- Coordinates: 38°38′40″N 092°06′25″W﻿ / ﻿38.64444°N 92.10694°W
- Country: United States
- State: Missouri
- County: Callaway

Area
- • Total: 60.22 sq mi (155.96 km^{2})
- • Land: 58.6 sq mi (151.9 km^{2})
- • Water: 1.57 sq mi (4.07 km^{2}) 2.61%
- Elevation: 738 ft (225 m)

Population (2010)
- • Total: 8,873
- • Density: 151.3/sq mi (58.41/km^{2})
- FIPS code: 29-71548
- GNIS feature ID: 0766386

= Summit Township, Callaway County, Missouri =

Township in the American state of Missouri

Summit Township is one of eighteen townships in Callaway County, Missouri, USA. As of the 2010 census, its population was 8,873.

==Geography==
Summit Township as of 2018 covers an area of 60.22 sqmi and contains one incorporated settlement, Holts Summit. It contains the streams of Cedar Creek, Clifton Creek, Niemans Creek and Turkey Creek—and seven cemeteries: Bull, Harthill, Link, Meng, Mount Vernon, Stokes and Wallace. It also includes the former incorporated town of Cedar City, which was absorbed by Jefferson City in 1989, thus extending the boundaries of Cole County's Jefferson City into a small area of Callaway County along the Missouri River.

==History==
Summit Township was created sometime between 1883 and June 1890 (per US Veterans Schedules of that date) from the southern half of what had since 1824 been a doubly-larger Cedar Township bounded on the south by the Missouri River. Maps showing this distinction can be found in the reference section of the article for Callaway County, Missouri. This means that Cedar City and Holts Summit had for about 65 years, since 1824, been inside the much larger boundaries of Cedar Township, but after Summit Township's creation were (and are) no longer so.

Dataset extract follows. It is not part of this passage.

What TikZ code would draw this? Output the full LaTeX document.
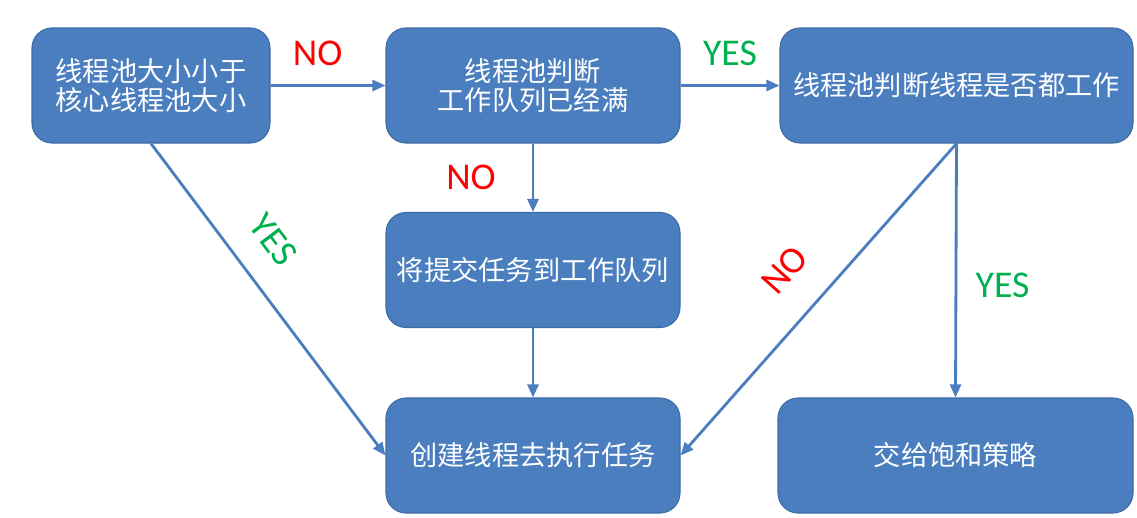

Briefly, between 1821 and 1824, for about 3 years, the settlements of today's Cedar (New Bloomfield) and Summit (Holts Summit, Cedar City) townships were all part of a far, far larger historic Cote Sans Dessein township that covered the entire western half of Callaway County. This is significant for historical and genealogical research.

==Transportation==
Summit Township contains one airport or landing strip, Jefferson City Memorial Airport.